There is only one way that wealth is created - produce more value than you consume. We haven't been doing that for the last few years, so now we really have to tighten our belts and move forward. Just like any person teetering on the edge of insolvency we have to budget carefully, buy only the essentials, and pay down the debt.
I'm sorry America, we're not as rich as you've been told. The government is not going to be able to provide all the things you'd like them to. You're going to have to pay higher taxes to get the things we already get from the government. You're going to have to stop bitching and start saving. You're going to have to admit that there's no shortcuts to saving for retirement. You've got to stop trying to goose results in the short term and start thinking of stocks you purchase as things you'd like to hold for years.

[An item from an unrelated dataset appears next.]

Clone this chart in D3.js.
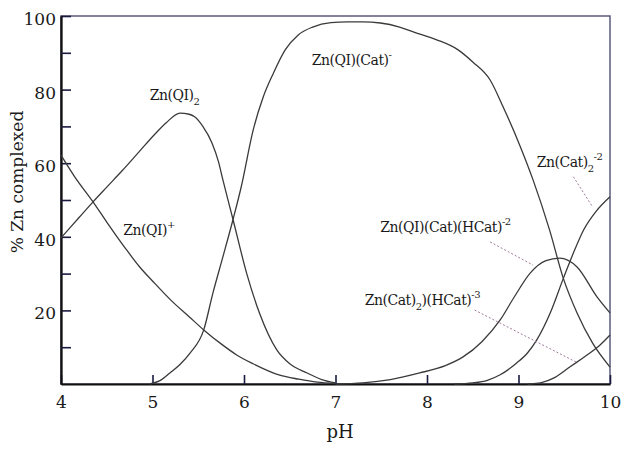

It kind of sucks, but it's what being an adult is all about. You don't get everything you want and you have to be happy with what you've got. Because if you don't, you're going to drag us all down.
And if you work in the financial services industry, try to stop contributing to the problem. Seriously, you guys get paid a shit-load of money, try adding enough value to justify that paycheck.
1 comment:
Wow, I think that's the most crow I've ever seen anyone eat in a single blog post. If it makes you feel any better, I learned my lesson by being the only investor to loose money in the stock market during the late 90's and then got hit again when the DotCom bubble popped. I really believed a lot of the New Economy crap. Sure, I was a little worried about the lack of sound business fundamentals, but people who were way smarter than me didn't seem to care, and they were making tons of money, right? I mean, you don't get to be a VC with $500 million in investment capital by being a freaking idiot, right?